## DIRECTIVE
Restate word for word the lines of the data below, from the first through the one that has "import plotly.graph_objects as go".
◇ ◇ ◇ ◇ ◇
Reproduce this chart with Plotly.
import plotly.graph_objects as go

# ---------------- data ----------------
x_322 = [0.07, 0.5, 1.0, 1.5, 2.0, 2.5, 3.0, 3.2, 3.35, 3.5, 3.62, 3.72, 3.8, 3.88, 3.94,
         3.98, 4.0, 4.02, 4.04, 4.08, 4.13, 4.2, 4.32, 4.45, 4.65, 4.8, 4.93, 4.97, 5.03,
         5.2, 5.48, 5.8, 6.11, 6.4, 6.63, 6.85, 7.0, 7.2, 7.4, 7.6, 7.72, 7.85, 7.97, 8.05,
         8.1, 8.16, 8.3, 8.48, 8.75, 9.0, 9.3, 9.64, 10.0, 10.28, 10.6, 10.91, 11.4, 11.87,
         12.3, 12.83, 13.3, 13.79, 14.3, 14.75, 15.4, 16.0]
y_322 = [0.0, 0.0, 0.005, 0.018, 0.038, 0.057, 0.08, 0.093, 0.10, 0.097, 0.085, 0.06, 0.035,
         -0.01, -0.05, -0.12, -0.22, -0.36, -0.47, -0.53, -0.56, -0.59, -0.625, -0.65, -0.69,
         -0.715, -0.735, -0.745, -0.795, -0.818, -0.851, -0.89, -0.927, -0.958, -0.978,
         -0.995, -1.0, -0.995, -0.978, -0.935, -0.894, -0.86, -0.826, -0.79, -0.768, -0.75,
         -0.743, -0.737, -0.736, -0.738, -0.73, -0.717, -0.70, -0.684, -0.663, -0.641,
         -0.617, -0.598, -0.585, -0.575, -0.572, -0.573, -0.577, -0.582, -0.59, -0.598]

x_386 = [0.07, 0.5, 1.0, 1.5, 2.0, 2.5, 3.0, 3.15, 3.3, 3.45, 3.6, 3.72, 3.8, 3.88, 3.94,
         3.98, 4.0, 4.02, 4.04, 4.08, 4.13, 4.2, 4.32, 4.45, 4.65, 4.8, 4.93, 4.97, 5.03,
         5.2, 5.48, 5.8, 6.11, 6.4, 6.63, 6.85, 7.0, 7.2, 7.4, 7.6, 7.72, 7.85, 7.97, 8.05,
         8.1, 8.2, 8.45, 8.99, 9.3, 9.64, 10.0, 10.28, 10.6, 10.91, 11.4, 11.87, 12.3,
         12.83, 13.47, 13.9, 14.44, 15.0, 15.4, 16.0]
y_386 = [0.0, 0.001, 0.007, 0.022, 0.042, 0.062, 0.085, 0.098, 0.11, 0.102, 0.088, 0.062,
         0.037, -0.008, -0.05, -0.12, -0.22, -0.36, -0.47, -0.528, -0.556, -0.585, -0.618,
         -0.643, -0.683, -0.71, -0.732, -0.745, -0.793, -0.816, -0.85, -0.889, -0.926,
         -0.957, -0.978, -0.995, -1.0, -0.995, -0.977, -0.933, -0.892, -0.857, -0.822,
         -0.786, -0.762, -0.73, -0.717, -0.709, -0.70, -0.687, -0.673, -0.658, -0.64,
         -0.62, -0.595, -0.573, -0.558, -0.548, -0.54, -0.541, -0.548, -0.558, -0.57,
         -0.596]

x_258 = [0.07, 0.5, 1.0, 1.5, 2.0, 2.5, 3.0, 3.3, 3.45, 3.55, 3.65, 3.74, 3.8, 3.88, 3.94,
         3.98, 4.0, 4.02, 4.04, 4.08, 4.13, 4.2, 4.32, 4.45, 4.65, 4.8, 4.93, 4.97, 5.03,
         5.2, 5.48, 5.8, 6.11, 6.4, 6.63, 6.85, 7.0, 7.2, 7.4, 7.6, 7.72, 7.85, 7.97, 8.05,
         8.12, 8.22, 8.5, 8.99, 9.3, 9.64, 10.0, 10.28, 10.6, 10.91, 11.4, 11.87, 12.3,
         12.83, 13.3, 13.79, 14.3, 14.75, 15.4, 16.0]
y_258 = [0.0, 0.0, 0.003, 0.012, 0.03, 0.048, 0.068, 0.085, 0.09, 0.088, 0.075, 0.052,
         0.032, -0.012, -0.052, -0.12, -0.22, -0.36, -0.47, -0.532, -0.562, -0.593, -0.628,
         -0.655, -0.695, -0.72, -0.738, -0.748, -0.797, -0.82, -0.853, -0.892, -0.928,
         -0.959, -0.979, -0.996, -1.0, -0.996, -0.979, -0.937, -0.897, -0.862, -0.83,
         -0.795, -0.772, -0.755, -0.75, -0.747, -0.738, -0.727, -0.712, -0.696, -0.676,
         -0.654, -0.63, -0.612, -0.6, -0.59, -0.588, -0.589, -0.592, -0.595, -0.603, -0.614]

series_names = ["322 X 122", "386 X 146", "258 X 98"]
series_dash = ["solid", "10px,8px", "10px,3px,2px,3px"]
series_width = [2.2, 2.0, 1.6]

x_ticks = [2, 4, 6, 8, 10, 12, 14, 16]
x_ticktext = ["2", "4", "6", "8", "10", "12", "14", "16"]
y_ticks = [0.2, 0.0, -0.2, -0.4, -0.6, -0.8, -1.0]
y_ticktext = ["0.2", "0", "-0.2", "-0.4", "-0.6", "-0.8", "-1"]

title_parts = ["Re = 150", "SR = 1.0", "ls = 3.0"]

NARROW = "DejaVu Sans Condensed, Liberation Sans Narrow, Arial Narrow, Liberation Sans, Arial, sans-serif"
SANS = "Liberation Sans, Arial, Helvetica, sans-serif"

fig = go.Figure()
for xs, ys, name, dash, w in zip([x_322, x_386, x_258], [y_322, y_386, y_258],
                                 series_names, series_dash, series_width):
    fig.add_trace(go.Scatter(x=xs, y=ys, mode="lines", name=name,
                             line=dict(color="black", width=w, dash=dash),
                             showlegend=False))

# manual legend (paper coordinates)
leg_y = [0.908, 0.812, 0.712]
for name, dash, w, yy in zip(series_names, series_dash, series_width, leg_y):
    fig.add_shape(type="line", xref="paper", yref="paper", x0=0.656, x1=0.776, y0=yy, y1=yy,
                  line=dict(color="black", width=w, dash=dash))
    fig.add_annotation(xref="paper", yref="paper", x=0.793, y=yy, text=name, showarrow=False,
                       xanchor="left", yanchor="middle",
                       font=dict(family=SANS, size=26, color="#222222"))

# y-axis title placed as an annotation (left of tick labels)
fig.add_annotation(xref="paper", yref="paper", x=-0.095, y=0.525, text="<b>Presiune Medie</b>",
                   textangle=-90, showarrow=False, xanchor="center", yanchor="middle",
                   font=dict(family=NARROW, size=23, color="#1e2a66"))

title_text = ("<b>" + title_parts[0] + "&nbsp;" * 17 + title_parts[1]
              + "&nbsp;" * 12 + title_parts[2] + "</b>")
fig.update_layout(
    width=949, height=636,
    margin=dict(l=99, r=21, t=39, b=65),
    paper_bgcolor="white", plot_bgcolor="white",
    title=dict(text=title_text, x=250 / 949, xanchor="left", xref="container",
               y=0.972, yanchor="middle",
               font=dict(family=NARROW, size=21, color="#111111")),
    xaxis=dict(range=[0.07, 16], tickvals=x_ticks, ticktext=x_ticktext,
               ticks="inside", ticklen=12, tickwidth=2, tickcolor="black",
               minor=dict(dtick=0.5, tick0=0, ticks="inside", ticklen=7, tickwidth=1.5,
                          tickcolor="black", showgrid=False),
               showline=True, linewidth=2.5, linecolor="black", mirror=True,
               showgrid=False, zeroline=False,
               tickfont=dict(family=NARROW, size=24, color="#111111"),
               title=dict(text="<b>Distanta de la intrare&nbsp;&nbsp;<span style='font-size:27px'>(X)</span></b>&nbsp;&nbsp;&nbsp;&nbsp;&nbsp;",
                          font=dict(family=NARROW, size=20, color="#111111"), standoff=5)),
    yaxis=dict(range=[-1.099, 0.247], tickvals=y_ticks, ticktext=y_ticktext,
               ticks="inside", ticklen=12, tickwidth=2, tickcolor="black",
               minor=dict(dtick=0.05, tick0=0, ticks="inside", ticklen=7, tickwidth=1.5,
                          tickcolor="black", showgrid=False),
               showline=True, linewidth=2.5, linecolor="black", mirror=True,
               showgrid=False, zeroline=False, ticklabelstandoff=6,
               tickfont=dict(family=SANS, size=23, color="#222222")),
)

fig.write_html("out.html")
◇ ◇ ◇ ◇ ◇
## OUTPUT BELOW
Reproduce this chart with Plotly.
import plotly.graph_objects as go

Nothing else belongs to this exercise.